En 1967, A Corbin, jeune professeur agrégé du lycée Gay-Lussac de Limoges sillonne la région pour recueillir les souvenirs de ceux qui avaient vécu la période des années 1930. En bon adepte de l’histoire orale, il collecte impressions sociales et politiques auprès d’anciens porcelainiers, cordonniers, papetiers, plâtriers, rentiers ou marchands de vin à Limoges, mais aussi de paysans de la Haute-Vienne. Pour le lecteur de 2019, il s’agit donc d’une plongée temporelle à double entrée, les années 60 se superposant aux années 30.

Dans ses travaux, A Corbin embarque toujours son lecteur au plus près du vécu, entre témoignages et sensibilités. Ici, il se mue en un authentique architecte des opinions. Opinions des années trente en France, dans le département de la Haute-Vienne, entre ville (Limoges) et campagne, ressuscitées par les questions de l’historien au mitan des années 60. L’éventail des objets proposés est assez large (les immigrés italiens, les Anglais, les Russes), tout en faisant la part belle aux questions de politique intérieure (le chômage, Léon Blum, les Croix de feu) et de relations internationales (l’impérialisme italien). En somme, il place les problématiques d’une époque au filtre de la reconstruction des souvenirs. Les analyses de l’historien sont assez brèves, ce qui confère plus de relief aux témoignages récoltés et transforme l’ouvrage en un journal des années trente.

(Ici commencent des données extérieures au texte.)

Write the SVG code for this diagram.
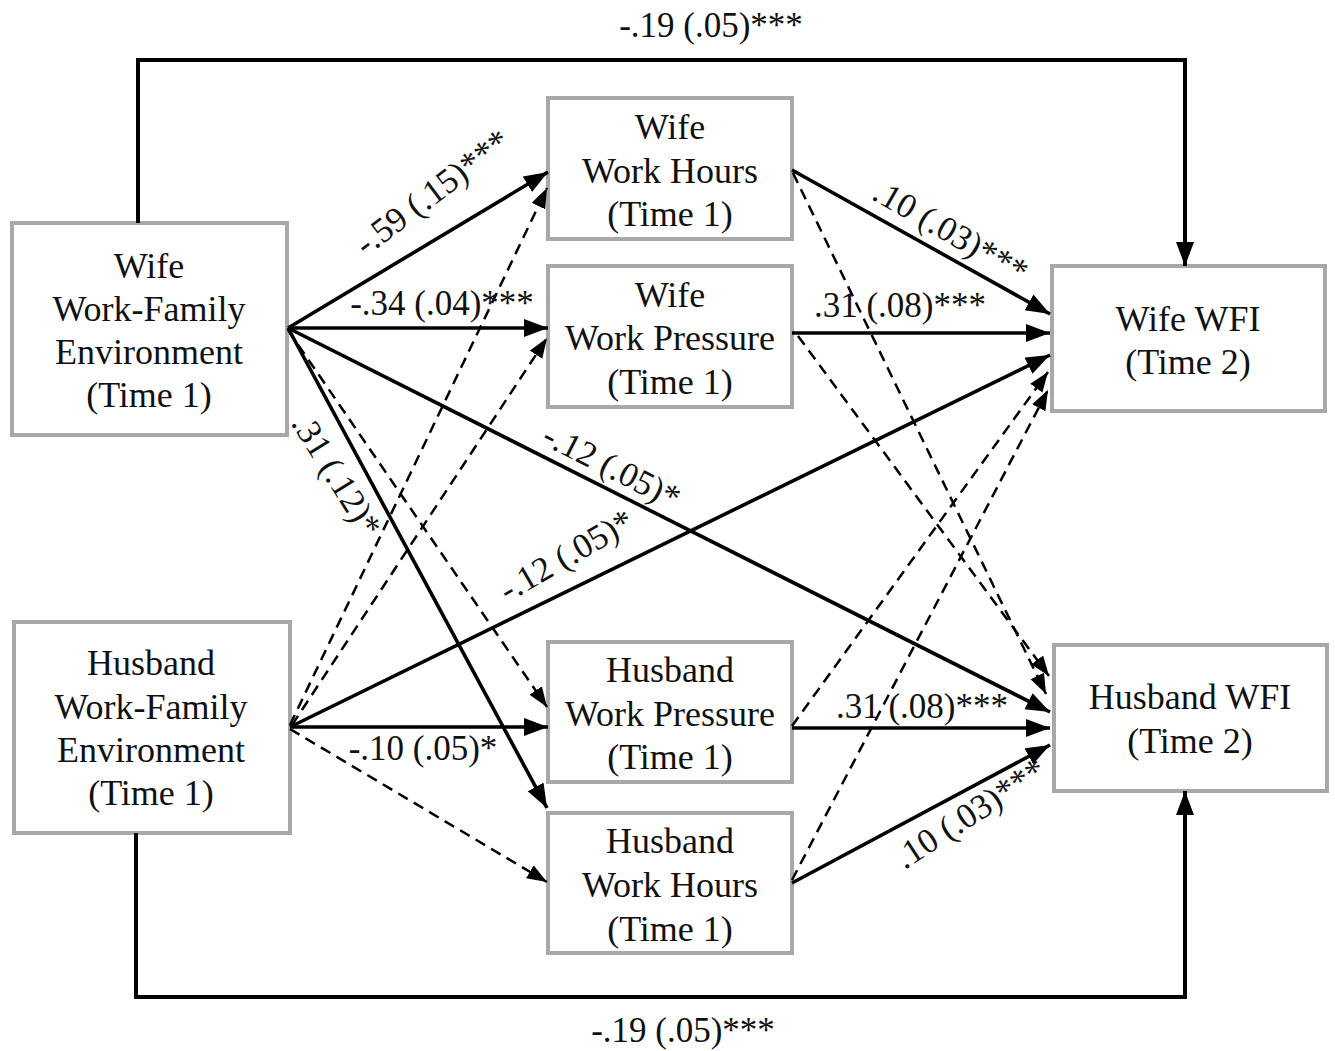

Au fil des 225 pages, l’immersion au cœur de ces années 1930 interroge le lecteur sur l’écriture même de l’histoire. En effet, A Corbin dévoile des perceptions d’en-bas, développées par le peuple des ouvriers et des agriculteurs, même si l’historien interroge ici et là quelques bourgeois et entrepreneurs limousins. Les représentations qui émergent avec le plus de force, dans un contexte marqué par la Grande guerre, donnent à voir les problèmes économiques, mais aussi la question du leader, ou encore la peur de l’étranger. Autant d’enjeux qui n’ont pas pris une ride.